Feinstein's intensity was on display when Sen. Ted Cruz, R-Texas, the state's junior senator and a Tea Party favorite whose confrontational style has gained attention, raised constitutional questions about her bill. He and other Republicans regard it as an intrusion on the Second Amendment.
“Would she consider it constitutional for Congress to specify that the First Amendment shall apply only to the following books, and shall not apply to the books that Congress has deemed outside the protection of the Bill of rights?” he asked.
“I'm not a sixth-grader,” Feinstein shot back. “Senator, I've been on this committee for 20 years.

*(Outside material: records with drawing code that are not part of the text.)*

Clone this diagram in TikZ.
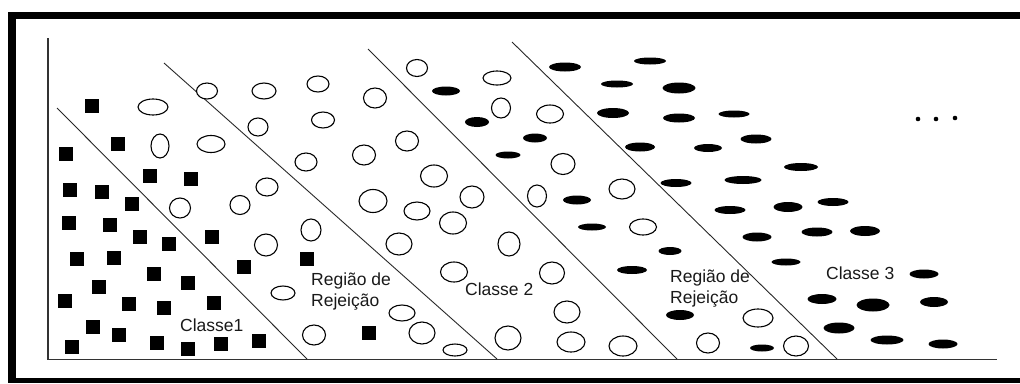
\documentclass[tikz,border=0pt]{standalone}
\usepackage{fontspec}
\setmainfont{Liberation Sans}
\begin{document}
\begin{tikzpicture}[x=1pt,y=-1pt,
  sq/.style={fill=black},
  oel/.style={draw=black,line width=1.1pt,fill=white},
  fel/.style={fill=black},
  sep/.style={draw=black!85,line width=0.9pt},
  axis/.style={draw=black!80,line width=1.3pt},
  lbl/.style={inner sep=0pt,font=\fontsize{17.5}{21}\selectfont,align=left,text=black!90}]
\useasboundingbox (0,0) rectangle (1020,383);
% frame
\fill[black] (8,11.7) rectangle (1020,19.4);
\fill[black] (8,11.7) rectangle (16,383);
\fill[black] (8,378.3) rectangle (1020,383);
% axes
\draw[axis] (48,38) -- (48,359.5) -- (997,359.5);
% separating lines
\draw[sep] (57,108) -- (307,359);
\draw[sep] (164,63) -- (497,359);
\draw[sep] (368,49) -- (677,359);
\draw[sep] (512,42) -- (837,359);
% squares
\foreach \x/\y in {92/106,118/144,66/154,150/176,191/179,70/190,102/192,132/204,
  69/223,110/225,140/237,169/244,212/237,77/259,114/258,244/267,307/259,154/274,
  188/283,99/287,65/301,129/304,164/308,214/303,93/327,119/335,157/343,188/349,
  221/344,259/341,72/347,369/333}
  \fill[sq] (\x-6.7,\y-6.7) rectangle (\x+6.7,\y+6.7);
% open ellipses
\foreach \x/\y/\w/\h in {153/107/31/17,207/91/22/17,264/91/25/17,318/84/23/17,
  323/120/24/17,258/127/21/19,160/146/19/25,211/144/29/18,306/162/23/19,
  267/187/23/19,180/208/22/21,240/205/21/20,311/230/21/23,266/245/24/23,
  283/293/25/15,314/335/24/21,417/68/22/18,497/78/29/15,375/98/24/21,
  501/108/20/21,550/114/28/19,407/141/24/21,364/155/24/21,563/164/25/22,
  434/176/28/23,622/189/27/21,373/201/29/24,417/211/27/19,472/197/25/23,
  453/223/28/23,537/196/20/23,643/227/28/17,399/244/27/23,509/244/23/25,
  454/272/28/21,552/273/26/23,402/313/27/17,567/312/27/23,422/333/27/23,
  508/338/27/25,571/342/29/21,623/346/29/21,455/350/25/13,758/318/31/19,
  708/343/24/21,796/346/26/21}
  \draw[oel] (\x,\y) ellipse [x radius=\w*0.5-0.5, y radius=\h*0.5-0.5];
% filled ellipses
\foreach \x/\y/\w/\h in {446/91/28/9,477/122/24/10,565/67/32/9,650/61/32/7,
  617/84/32/7,613/113/32/10,535/138/24/9,508/155/25/7,640/147/30/9,577/200/28/9,
  592/227/28/7,632/270/30/8,679/88/33/11,679/118/32/9,734/114/31/7,708/148/28/8,
  756/139/31/9,801/167/34/8,676/183/31/8,743/180/37/8,833/202/31/8,730/210/31/8,
  788/207/29/10,757/237/29/9,817/232/31/9,865/231/30/10,670/251/23/8,786/262/29/7,
  924/274/29/9,822/299/29/10,873/305/33/13,934/302/28/10,680/315/28/10,
  839/328/31/11,887/340/33/9,943/344/29/9,762/348/24/7}
  \fill[fel] (\x,\y) ellipse [x radius=\w*0.5, y radius=\h*0.5];
% dots
\foreach \x/\y in {918/119,936/119,955/118}
  \fill (\x,\y) circle [radius=2.3];
% labels
\node[lbl,anchor=base west] (c1) at (180,331) {Classe1};
\node[lbl,anchor=base west] (r1) at (311,306) {Região de\\Rejeição};
\node[lbl,anchor=base west] (c2) at (465,295) {Classe 2};
\node[lbl,anchor=base west] (r2) at (670,303) {Região de\\Rejeição};
\node[lbl,anchor=base west] (c3) at (826,279) {Classe 3};
\end{tikzpicture}
\end{document}
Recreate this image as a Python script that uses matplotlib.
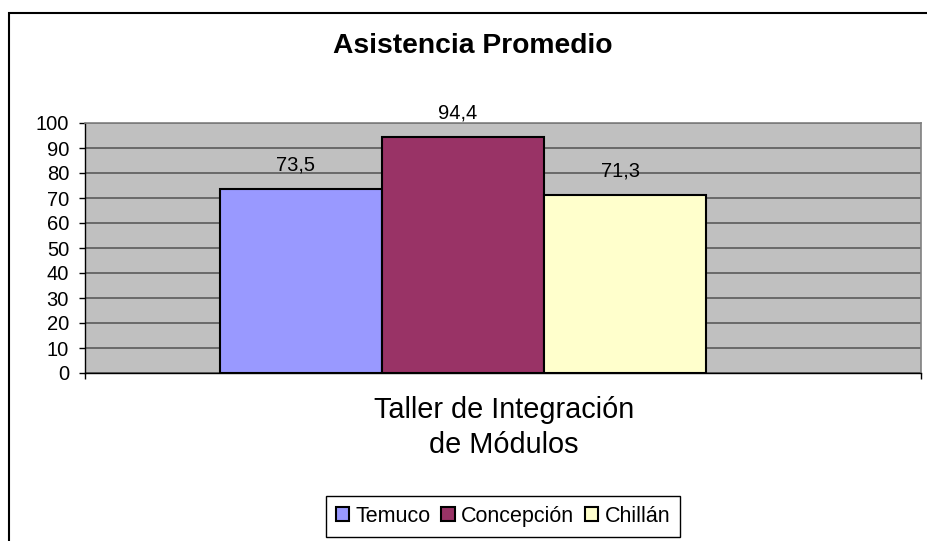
import matplotlib
matplotlib.use("Agg")
import matplotlib.pyplot as plt
from matplotlib.patches import Rectangle

# data
series = ["Temuco", "Concepción", "Chillán"]
values = [73.5, 94.4, 71.3]
labels = ["73,5", "94,4", "71,3"]
colors = ["#9999FF", "#993366", "#FFFFCC"]
category = "Taller de Integración\nde Módulos"
yticks = list(range(0, 101, 10))

plt.rcParams["font.family"] = ["Liberation Sans", "DejaVu Sans"]

fig = plt.figure(figsize=(9.27, 5.41), dpi=100)
ax = fig.add_axes([85 / 927, 1 - 373 / 541, 836 / 927, 250 / 541])
ax.set_facecolor("#C0C0C0")

# bars of one category group, slightly left of centre as in the original
w = 0.194
center = -0.048
for i, (name, v, c) in enumerate(zip(series, values, colors)):
    x = center + (i - 1) * w
    ax.bar(x, v, width=w, color=c, edgecolor="black", linewidth=1.5,
           label=name, zorder=3)
    ax.annotate(labels[i], (x, v), xytext=(-5, 24), textcoords="offset pixels",
                ha="center", va="center", fontsize=14.5, zorder=4)

ax.set_xlim(-0.5, 0.5)
ax.set_ylim(0, 100)
ax.set_yticks(yticks)
ax.set_xticks([-0.5, 0.5])
ax.set_xticklabels([])
ax.yaxis.grid(True, color="#5a5a5a", linewidth=1.2, zorder=0)
ax.set_axisbelow(True)
ax.tick_params(axis="y", direction="out", length=4.5, width=1, pad=7,
               labelsize=14.5)
ax.tick_params(axis="x", direction="out", length=4.5, width=1)
for side in ["top", "right"]:
    ax.spines[side].set_color("#808080")
    ax.spines[side].set_linewidth(1.2)
for side in ["left", "bottom"]:
    ax.spines[side].set_color("black")
    ax.spines[side].set_linewidth(1)

fig.text(473 / 927, 1 - 46 / 541, "Asistencia Promedio", ha="center",
         va="center", fontsize=20.3, fontweight="bold")
fig.text(504 / 927, 1 - 427.5 / 541, category, ha="center", va="center",
         fontsize=20.8, linespacing=1.3)

leg = fig.legend(loc="center", bbox_to_anchor=(503 / 927, 1 - 516.5 / 541),
                 ncol=3, fontsize=15.5, fancybox=False, framealpha=1,
                 edgecolor="black", handlelength=0.62, handleheight=0.62,
                 handletextpad=0.3, columnspacing=0.5, borderpad=0.45,
                 borderaxespad=0)
leg.get_frame().set_linewidth(1)

# outer chart frame (cut off at right and bottom)
fig.patches.append(Rectangle((8.5 / 927, -0.1), 1.2, 1.1 - 13 / 541,
                             transform=fig.transFigure, fill=False,
                             edgecolor="black", linewidth=1.5))

fig.savefig("out.png", dpi=100)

I was a mayor for nine years. I've looked at bodies that have been shot with weapons. In Sandy Hook, youngsters were dismembered.”
She was the lead sponsor of the original assault weapons ban Congress passed in 1994 but didn't renew 10 years later for lack of support. The political landscape has changed since then, as the toll from gun violence — including 20 elementary school children killed in December, and a congresswoman critically wounded two years ago — continues to climb.
But even that might not be enough to get restrictions on the use of assault weapons.
“It was a little miracle that it passed the first time,” said Robert Spitzer, the chairman of the political science department at the State University of New York at Cortland, an expert on the politics of gun control. “It has long odds now.”
Feinstein's critics, including the National Rifle Association, say that such laws do little to deter crime and infringe on the liberties of gun owners. But Feinstein, who once trained to use a gun to protect herself, said she has seen too many killings. She became mayor of San Francisco when two of her colleagues were slain, and there have been others: shootings that took place at universities, office towers, movie theaters and elementary schools, as well as violence directed at police officers.
“I think a lot of my passion comes from just what I've seen on the streets of cities in this country,” she said.